_AIM:_ Repeat the listing exactly as given, omitting every image.

Start

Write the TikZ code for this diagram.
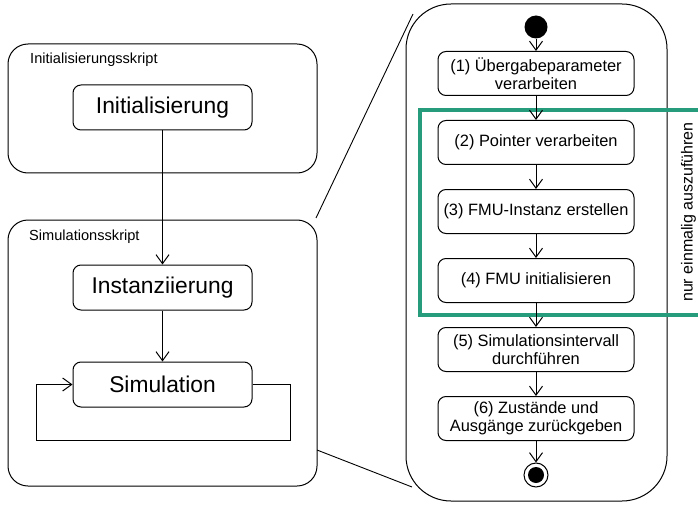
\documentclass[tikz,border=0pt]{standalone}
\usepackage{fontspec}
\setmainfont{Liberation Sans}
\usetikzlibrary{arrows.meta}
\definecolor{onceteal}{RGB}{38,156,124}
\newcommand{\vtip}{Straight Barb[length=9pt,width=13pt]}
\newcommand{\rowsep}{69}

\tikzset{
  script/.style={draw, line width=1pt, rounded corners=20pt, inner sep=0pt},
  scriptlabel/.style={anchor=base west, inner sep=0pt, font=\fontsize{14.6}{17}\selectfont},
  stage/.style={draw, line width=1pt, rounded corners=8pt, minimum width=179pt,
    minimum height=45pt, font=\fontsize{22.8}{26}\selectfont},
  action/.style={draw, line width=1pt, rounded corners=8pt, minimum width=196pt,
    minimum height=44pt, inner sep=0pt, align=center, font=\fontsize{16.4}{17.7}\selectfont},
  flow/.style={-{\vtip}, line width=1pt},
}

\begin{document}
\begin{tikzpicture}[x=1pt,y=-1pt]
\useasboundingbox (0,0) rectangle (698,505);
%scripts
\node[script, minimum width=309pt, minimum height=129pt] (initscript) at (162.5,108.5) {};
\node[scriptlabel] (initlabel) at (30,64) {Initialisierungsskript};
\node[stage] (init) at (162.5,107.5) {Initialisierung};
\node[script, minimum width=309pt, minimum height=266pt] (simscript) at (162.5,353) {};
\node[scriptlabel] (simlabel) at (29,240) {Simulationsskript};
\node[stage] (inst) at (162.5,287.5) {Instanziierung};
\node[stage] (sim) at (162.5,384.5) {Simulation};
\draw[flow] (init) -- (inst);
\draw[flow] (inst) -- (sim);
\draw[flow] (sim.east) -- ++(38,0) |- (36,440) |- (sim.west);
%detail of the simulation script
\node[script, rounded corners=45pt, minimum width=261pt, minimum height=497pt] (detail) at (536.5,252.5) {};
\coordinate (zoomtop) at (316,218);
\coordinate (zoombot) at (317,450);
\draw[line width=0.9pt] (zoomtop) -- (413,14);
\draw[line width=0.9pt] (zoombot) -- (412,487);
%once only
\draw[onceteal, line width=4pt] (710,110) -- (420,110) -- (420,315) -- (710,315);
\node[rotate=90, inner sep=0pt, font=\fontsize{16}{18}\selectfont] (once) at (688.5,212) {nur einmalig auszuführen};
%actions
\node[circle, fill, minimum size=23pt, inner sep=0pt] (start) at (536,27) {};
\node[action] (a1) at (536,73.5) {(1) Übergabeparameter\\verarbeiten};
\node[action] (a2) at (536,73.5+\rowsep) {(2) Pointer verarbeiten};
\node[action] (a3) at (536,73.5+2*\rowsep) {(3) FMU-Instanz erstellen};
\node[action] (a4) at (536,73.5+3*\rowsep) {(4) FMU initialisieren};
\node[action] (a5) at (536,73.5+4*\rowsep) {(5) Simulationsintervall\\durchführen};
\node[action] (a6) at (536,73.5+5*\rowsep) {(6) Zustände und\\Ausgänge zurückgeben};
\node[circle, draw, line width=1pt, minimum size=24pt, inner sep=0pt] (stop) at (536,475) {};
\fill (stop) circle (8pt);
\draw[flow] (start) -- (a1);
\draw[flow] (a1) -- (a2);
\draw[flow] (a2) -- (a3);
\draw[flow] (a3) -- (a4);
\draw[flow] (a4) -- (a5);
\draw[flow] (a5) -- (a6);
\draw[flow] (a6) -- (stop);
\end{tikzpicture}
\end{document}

End

_ANSWER TO THE TASK:_
Write the TikZ code for this diagram.
\documentclass[tikz,border=0pt]{standalone}
\usepackage{fontspec}
\setmainfont{Liberation Sans}
\usetikzlibrary{arrows.meta}
\definecolor{onceteal}{RGB}{38,156,124}
\newcommand{\vtip}{Straight Barb[length=9pt,width=13pt]}
\newcommand{\rowsep}{69}

\tikzset{
  script/.style={draw, line width=1pt, rounded corners=20pt, inner sep=0pt},
  scriptlabel/.style={anchor=base west, inner sep=0pt, font=\fontsize{14.6}{17}\selectfont},
  stage/.style={draw, line width=1pt, rounded corners=8pt, minimum width=179pt,
    minimum height=45pt, font=\fontsize{22.8}{26}\selectfont},
  action/.style={draw, line width=1pt, rounded corners=8pt, minimum width=196pt,
    minimum height=44pt, inner sep=0pt, align=center, font=\fontsize{16.4}{17.7}\selectfont},
  flow/.style={-{\vtip}, line width=1pt},
}

\begin{document}
\begin{tikzpicture}[x=1pt,y=-1pt]
\useasboundingbox (0,0) rectangle (698,505);
%scripts
\node[script, minimum width=309pt, minimum height=129pt] (initscript) at (162.5,108.5) {};
\node[scriptlabel] (initlabel) at (30,64) {Initialisierungsskript};
\node[stage] (init) at (162.5,107.5) {Initialisierung};
\node[script, minimum width=309pt, minimum height=266pt] (simscript) at (162.5,353) {};
\node[scriptlabel] (simlabel) at (29,240) {Simulationsskript};
\node[stage] (inst) at (162.5,287.5) {Instanziierung};
\node[stage] (sim) at (162.5,384.5) {Simulation};
\draw[flow] (init) -- (inst);
\draw[flow] (inst) -- (sim);
\draw[flow] (sim.east) -- ++(38,0) |- (36,440) |- (sim.west);
%detail of the simulation script
\node[script, rounded corners=45pt, minimum width=261pt, minimum height=497pt] (detail) at (536.5,252.5) {};
\coordinate (zoomtop) at (316,218);
\coordinate (zoombot) at (317,450);
\draw[line width=0.9pt] (zoomtop) -- (413,14);
\draw[line width=0.9pt] (zoombot) -- (412,487);
%once only
\draw[onceteal, line width=4pt] (710,110) -- (420,110) -- (420,315) -- (710,315);
\node[rotate=90, inner sep=0pt, font=\fontsize{16}{18}\selectfont] (once) at (688.5,212) {nur einmalig auszuführen};
%actions
\node[circle, fill, minimum size=23pt, inner sep=0pt] (start) at (536,27) {};
\node[action] (a1) at (536,73.5) {(1) Übergabeparameter\\verarbeiten};
\node[action] (a2) at (536,73.5+\rowsep) {(2) Pointer verarbeiten};
\node[action] (a3) at (536,73.5+2*\rowsep) {(3) FMU-Instanz erstellen};
\node[action] (a4) at (536,73.5+3*\rowsep) {(4) FMU initialisieren};
\node[action] (a5) at (536,73.5+4*\rowsep) {(5) Simulationsintervall\\durchführen};
\node[action] (a6) at (536,73.5+5*\rowsep) {(6) Zustände und\\Ausgänge zurückgeben};
\node[circle, draw, line width=1pt, minimum size=24pt, inner sep=0pt] (stop) at (536,475) {};
\fill (stop) circle (8pt);
\draw[flow] (start) -- (a1);
\draw[flow] (a1) -- (a2);
\draw[flow] (a2) -- (a3);
\draw[flow] (a3) -- (a4);
\draw[flow] (a4) -- (a5);
\draw[flow] (a5) -- (a6);
\draw[flow] (a6) -- (stop);
\end{tikzpicture}
\end{document}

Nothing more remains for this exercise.